Many Philly 8th graders don’t have access to algebra. These students want to fix that.
“The trend at Nebinger is we lose a great portion of our fourth and fifth grade students because we don’t have algebra or Spanish,” Principal Ayana Townsend said.
Rahim Gardner is super smart, but he couldn’t understand something fundamental about Nebinger Elementary in Bella Vista.
Why couldn’t his school offer algebra to eighth graders like him?
Gardner, 14, had read the research: Students who take algebra in eighth grade are far more likely to take advanced math and get lucrative jobs in science, technology, engineering, and math fields. And while some Philadelphia School District middle schools offer it, many don’t — and at Masterman, the city’s most elite magnet, you must have algebra to get in.
“The district can and should address this opportunity gap,” Gardner said. He had a workaround of sorts — a Nebinger parent volunteer taught algebra to a handful of students, who took the class in addition to their eighth-grade math course. But the students were not graded and received no credit for their work, and so Masterman remained out of reach.
Gardner and two of his classmates felt so strongly about fixing the problem that they took their case to the city school board in April, testifying about the need for the district to add opportunities for algebra — and world languages — at all schools.
It’s a perpetual problem for Ayana Townsend, Nebinger’s principal. The district’s staff allocations are enrollment-driven. If she has 30 eighth graders, she gets one teacher, no matter that middle schoolers’ needs are different than students in primary grades. There’s a real impact, Townsend said.
“The trend at Nebinger is we lose a great portion of our fourth- and fifth-grade students because we don’t have algebra or Spanish,” Townsend said. “Our feedback is, ‘We would stay if you had these classes to offer.’”
It breaks Ricky Tran’s heart. When the social studies teacher helps eighth graders think about which schools they want to apply to, “we had to straight-up tell them, ‘You can’t apply to Masterman because we don’t offer algebra,’” Tran said.
Enter Gardner and his classmates Jordyn Simmons and Christin White, who, with Tran’s encouragement, wrote out their arguments and took them to the board.
White told the board about how Nebinger sometimes has lots of supports, then often loses them. The school lost seven staff members in the 2022-23 school year, because of enrollment fluctuations and because it had been successful in advancing student achievement and so was deemed not in need of those supports.
“The way the system works threatens the stability and quality of our school,” White said. “Our students deserve stable, consistent resources.
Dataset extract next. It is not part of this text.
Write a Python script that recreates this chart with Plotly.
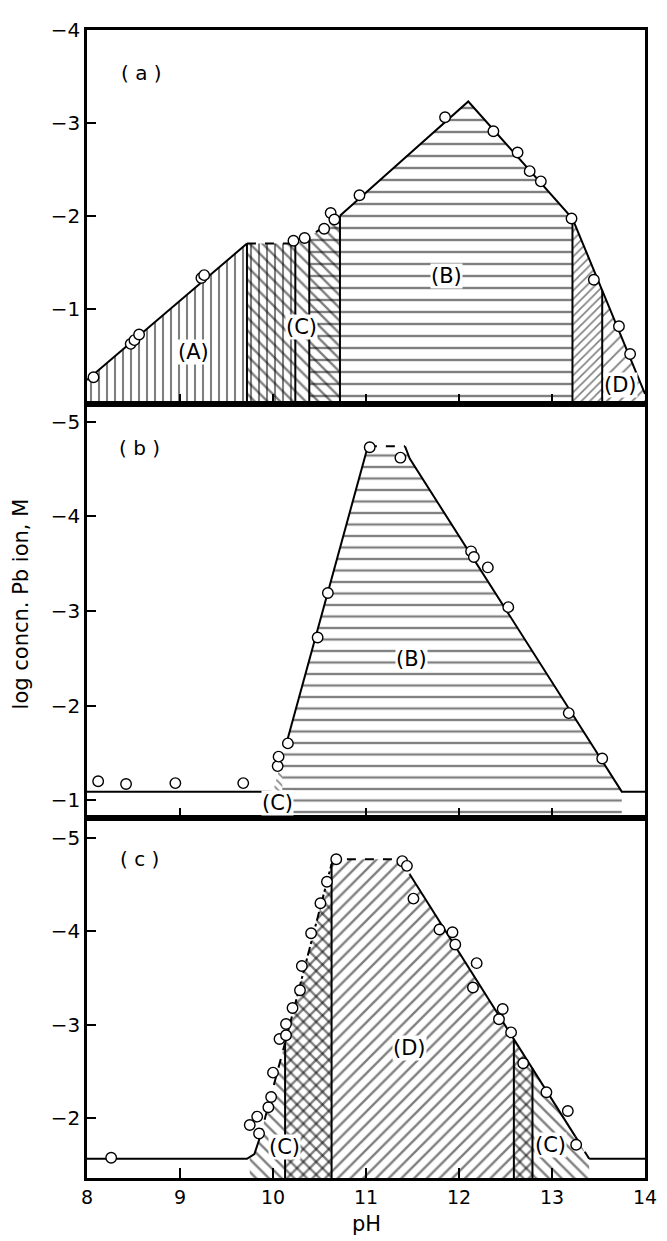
import numpy as np
import plotly.graph_objects as go
from plotly.subplots import make_subplots

# ---------------- panel (a) ----------------
a_pts_ph = [8.07, 8.47, 8.51, 8.56, 9.23, 9.26, 10.22, 10.34, 10.55, 10.62, 10.66,
            10.93, 11.85, 12.37, 12.63, 12.76, 12.88, 13.21, 13.45, 13.72, 13.84]
a_pts_log = [-0.26, -0.62, -0.66, -0.72, -1.33, -1.36, -1.73, -1.76, -1.86, -2.03, -1.96,
             -2.22, -3.06, -2.91, -2.68, -2.48, -2.37, -1.97, -1.31, -0.81, -0.51]
a_edge_ph = [8.0, 9.72, 10.24, 10.40, 10.72, 12.10, 13.22, 14.0]
a_edge_log = [-0.23, -1.70, -1.70, -1.78, -2.00, -3.23, -1.97, -0.08]
a_span_A = [8.0, 10.24]
a_span_C = [9.72, 10.72]
a_span_B = [10.39, 13.22]
a_span_E = [13.22, 13.54]
a_span_D = [13.54, 14.0]
a_dividers = [9.72, 10.24, 10.39, 10.72, 13.22, 13.54]

# ---------------- panel (b) ----------------
b_pts_ph = [8.12, 8.42, 8.95, 9.68, 10.05, 10.06, 10.16, 10.48, 10.59,
            11.04, 11.37, 12.13, 12.16, 12.31, 12.53, 13.18, 13.54]
b_pts_log = [-1.20, -1.17, -1.18, -1.18, -1.36, -1.46, -1.60, -2.72, -3.19,
             -4.73, -4.62, -3.63, -3.57, -3.46, -3.04, -1.92, -1.44]
b_edge_ph = [8.0, 10.0, 10.15, 11.02, 11.42, 11.47, 13.75, 14.0]
b_edge_log = [-1.09, -1.09, -1.62, -4.74, -4.74, -4.61, -1.09, -1.09]
b_span_C = [10.0, 10.1]
b_span_B = [10.1, 13.75]

# ---------------- panel (c) ----------------
c_pts_ph = [8.26, 9.75, 9.83, 9.85, 9.95, 9.98, 10.0, 10.07, 10.14, 10.14, 10.21,
            10.29, 10.31, 10.41, 10.51, 10.58, 10.68, 11.39, 11.44, 11.51, 11.79,
            11.93, 11.96, 12.19, 12.15, 12.47, 12.43, 12.56, 12.69, 12.94, 13.17, 13.26]
c_pts_log = [-1.58, -1.93, -2.02, -1.84, -2.12, -2.23, -2.49, -2.85, -2.89, -3.01, -3.18,
             -3.37, -3.63, -3.98, -4.30, -4.53, -4.77, -4.75, -4.70, -4.35, -4.02,
             -3.99, -3.86, -3.66, -3.40, -3.17, -3.06, -2.92, -2.59, -2.28, -2.08, -1.72]
c_edge_ph = [8.0, 9.72, 9.80, 9.86, 10.13, 10.63, 10.66, 11.40, 11.47, 12.59, 12.79, 13.40, 14.0]
c_edge_log = [-1.57, -1.57, -1.62, -1.80, -2.81, -4.72, -4.77, -4.77, -4.61, -2.85, -2.54, -1.57, -1.57]
c_span_C1 = [9.75, 10.63]
c_span_D = [10.13, 12.79]
c_span_C2 = [12.59, 13.40]
c_dividers = [10.13, 10.63, 12.59, 12.79]

# axis ranges (bottom, top) and ticks
a_range = [0.025, -4.0]
b_range = [-0.81, -5.19]
c_range = [-1.364, -5.21]
a_ticks = [-4, -3, -2, -1]
b_ticks = [-5, -4, -3, -2, -1]
c_ticks = [-5, -4, -3, -2]
ph_ticks = [8, 9, 10, 11, 12, 13, 14]

FONT = "DejaVu Sans"


def edge_part(ex, ey, x0, x1):
    xs = [x0]
    ys = [float(np.interp(x0, ex, ey))]
    for x, y in zip(ex, ey):
        if x0 < x < x1:
            xs.append(x)
            ys.append(y)
    xs.append(x1)
    ys.append(float(np.interp(x1, ex, ey)))
    return xs, ys


def region(ex, ey, span, base):
    xs, ys = edge_part(ex, ey, span[0], span[1])
    return [xs[0]] + xs + [xs[-1], xs[0]], [base] + ys + [base, base]


fig = make_subplots(rows=3, cols=1, shared_xaxes=True, vertical_spacing=0,
                    row_heights=[377, 418, 363])


def add_region(row, ex, ey, span, base, shape, size, solidity=0.26):
    xs, ys = region(ex, ey, span, base)
    fig.add_trace(go.Scatter(
        x=xs, y=ys, mode="lines", line=dict(width=0, color="rgba(0,0,0,0)"),
        fill="toself", fillcolor="rgba(0,0,0,0)",
        fillpattern=dict(shape=shape, size=size, solidity=solidity,
                         fgcolor="black", bgcolor="rgba(0,0,0,0)"),
        hoverinfo="skip", showlegend=False), row=row, col=1)


def add_edge(row, ex, ey, x0, x1, dash="solid"):
    xs, ys = edge_part(ex, ey, x0, x1)
    fig.add_trace(go.Scatter(x=xs, y=ys, mode="lines",
                             line=dict(color="black", width=2, dash=dash),
                             hoverinfo="skip", showlegend=False), row=row, col=1)


def add_dividers(row, ex, ey, xs, base):
    for x in xs:
        fig.add_trace(go.Scatter(x=[x, x], y=[base, float(np.interp(x, ex, ey))],
                                 mode="lines", line=dict(color="black", width=2),
                                 hoverinfo="skip", showlegend=False), row=row, col=1)


def add_points(row, px, py):
    fig.add_trace(go.Scatter(x=px, y=py, mode="markers",
                             marker=dict(symbol="circle", size=10.5, color="white",
                                         line=dict(color="black", width=1.4)),
                             showlegend=False), row=row, col=1)


# panel (a)
add_region(1, a_edge_ph, a_edge_log, a_span_A, a_range[0], "|", 8)
add_region(1, a_edge_ph, a_edge_log, a_span_C, a_range[0], "\\", 9)
add_region(1, a_edge_ph, a_edge_log, a_span_B, a_range[0], "-", 12, 0.2)
add_region(1, a_edge_ph, a_edge_log, a_span_E, a_range[0], "/", 6)
add_region(1, a_edge_ph, a_edge_log, a_span_D, a_range[0], "/", 9, 0.2)
add_dividers(1, a_edge_ph, a_edge_log, a_dividers, a_range[0])
add_edge(1, a_edge_ph, a_edge_log, 8.0, 9.72)
add_edge(1, a_edge_ph, a_edge_log, 9.72, 10.72, "dash")
add_edge(1, a_edge_ph, a_edge_log, 10.72, 14.0)
add_points(1, a_pts_ph, a_pts_log)

# panel (b)
add_region(2, b_edge_ph, b_edge_log, b_span_C, b_range[0], "\\", 6)
add_region(2, b_edge_ph, b_edge_log, b_span_B, b_range[0], "-", 11.5, 0.2)
add_edge(2, b_edge_ph, b_edge_log, 8.0, 9.98)
add_edge(2, b_edge_ph, b_edge_log, 10.15, 11.02)
add_edge(2, b_edge_ph, b_edge_log, 11.02, 11.42, "dash")
add_edge(2, b_edge_ph, b_edge_log, 11.42, 14.0)
add_points(2, b_pts_ph, b_pts_log)

# panel (c)
add_region(3, c_edge_ph, c_edge_log, c_span_C1, c_range[0], "\\", 9)
add_region(3, c_edge_ph, c_edge_log, c_span_D, c_range[0], "/", 9)
add_region(3, c_edge_ph, c_edge_log, c_span_C2, c_range[0], "\\", 9)
add_dividers(3, c_edge_ph, c_edge_log, c_dividers, c_range[0])
add_edge(3, c_edge_ph, c_edge_log, 8.0, 9.86)
add_edge(3, c_edge_ph, c_edge_log, 9.86, 10.13, "dash")
add_edge(3, c_edge_ph, c_edge_log, 10.13, 10.63, "dashdot")
add_edge(3, c_edge_ph, c_edge_log, 10.63, 11.47, "dash")
add_edge(3, c_edge_ph, c_edge_log, 11.47, 13.25)
add_edge(3, c_edge_ph, c_edge_log, 13.25, 13.40, "dash")
add_edge(3, c_edge_ph, c_edge_log, 13.40, 14.0)
add_points(3, c_pts_ph, c_pts_log)

# axes
for i, (rng, tv) in enumerate([(a_range, a_ticks), (b_range, b_ticks), (c_range, c_ticks)], 1):
    fig.update_yaxes(row=i, col=1, range=rng, tickvals=tv, ticks="inside", ticklen=9,
                     tickwidth=2, tickcolor="black", showline=True, linewidth=2.5,
                     linecolor="black", mirror=True, showgrid=False, zeroline=False,
                     tickfont=dict(family=FONT, size=20, color="black"))
    fig.update_xaxes(row=i, col=1, range=[8, 14], tickvals=ph_ticks, ticks="inside",
                     ticklen=10, tickwidth=2, tickcolor="black", showline=True,
                     linewidth=2.5, linecolor="black", mirror=True, showgrid=False,
                     zeroline=False, showticklabels=(i == 3),
                     tickfont=dict(family=FONT, size=19, color="black"))

labels = [
    ("x", "y", 8.59, -3.54, "( a )"), ("x", "y", 9.14, -0.53, "(A)"),
    ("x", "y", 10.31, -0.80, "(C)"), ("x", "y", 11.87, -1.35, "(B)"),
    ("x", "y", 13.74, -0.18, "(D)"),
    ("x2", "y2", 8.56, -4.72, "( b )"), ("x2", "y2", 11.49, -2.49, "(B)"),
    ("x2", "y2", 10.05, -0.97, "(C)"),
    ("x3", "y3", 8.56, -4.77, "( c )"), ("x3", "y3", 11.47, -2.75, "(D)"),
    ("x3", "y3", 10.12, -1.69, "(C)"), ("x3", "y3", 12.98, -1.72, "(C)"),
]
for xr, yr, x, y, t in labels:
    fig.add_annotation(xref=xr, yref=yr, x=x, y=y, text=t, showarrow=False,
                       bgcolor="white" if len(t) == 3 else None, borderpad=0,
                       font=dict(family=FONT, size=21 if len(t) == 3 else 20, color="black"))

fig.add_annotation(xref="paper", yref="paper", x=-0.1175, y=0.5, text="log concn. Pb ion, M",
                   textangle=-90, showarrow=False, xanchor="center", yanchor="middle",
                   font=dict(family=FONT, size=21, color="black"))
fig.add_annotation(xref="paper", yref="paper", x=0.5, y=-0.04, text="pH",
                   showarrow=False, xanchor="center", yanchor="middle",
                   font=dict(family=FONT, size=21, color="black"))

# page body adds an 8 px offset, so the figure is drawn 8 px smaller
fig.update_layout(width=659, height=1233, margin=dict(l=79, r=10, t=12, b=63),
                  plot_bgcolor="white", paper_bgcolor="white", showlegend=False)

fig.write_html("out.html")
They shouldn’t have to go outside the neighborhood or fall behind to get them.”
Gardner pointed out that algebra in eighth grade shrinks math achievement gaps by race and income. And he noted that at Nebinger, 90% of white students passed state math exams, while less than one-third of Black students did.
All three Nebinger students got into magnet schools — White will attend Central High, Gardner Parkway Center City Middle College, and Simmons the Philadelphia High School for Creative and Performing Arts.
But this fight isn’t about them, they said.
“It’s for all the other kids,” said Simmons. “We all deserve the same opportunities for our future.”
The students’ words seemed to have made a difference.
When the 2023-24 school year begins, Nebinger will be part of an eighth-grade algebra pilot. Eleven students will take a hybrid algebra class, with a teacher working virtually four days a week and in person one day a week. (Jill Duink, the parent volunteer, will still come to Nebinger to help the algebra cohort, Townsend said.)
A cross-school algebra pilot was first offered this academic year, district spokesperson Monique Braxton said, with Northwest Philadelphia schools Jenks, Shawmont, and Lingelbach all participating with 34 students total enrolled. Next year, the program will expand, with five teachers teaching classes at 15 schools.
The goal, Braxton said, is “impacting the greatest number of students demonstrating algebra readiness, who without [the program] wouldn’t have access to algebra in eighth grade.”
Nebinger also found a way to add a Spanish teacher, a point of pride for Townsend and assistant principal Caroline Pomrink.
Townsend grew up in the suburbs and sends her children to school there.
“I look at the opportunities afforded to them — there’s no question in their budget, ‘Maybe we can’t have this,’” the principal said. “You know you have algebra, you know you have Spanish. I feel strongly that our children here, they shouldn’t be treated any different.”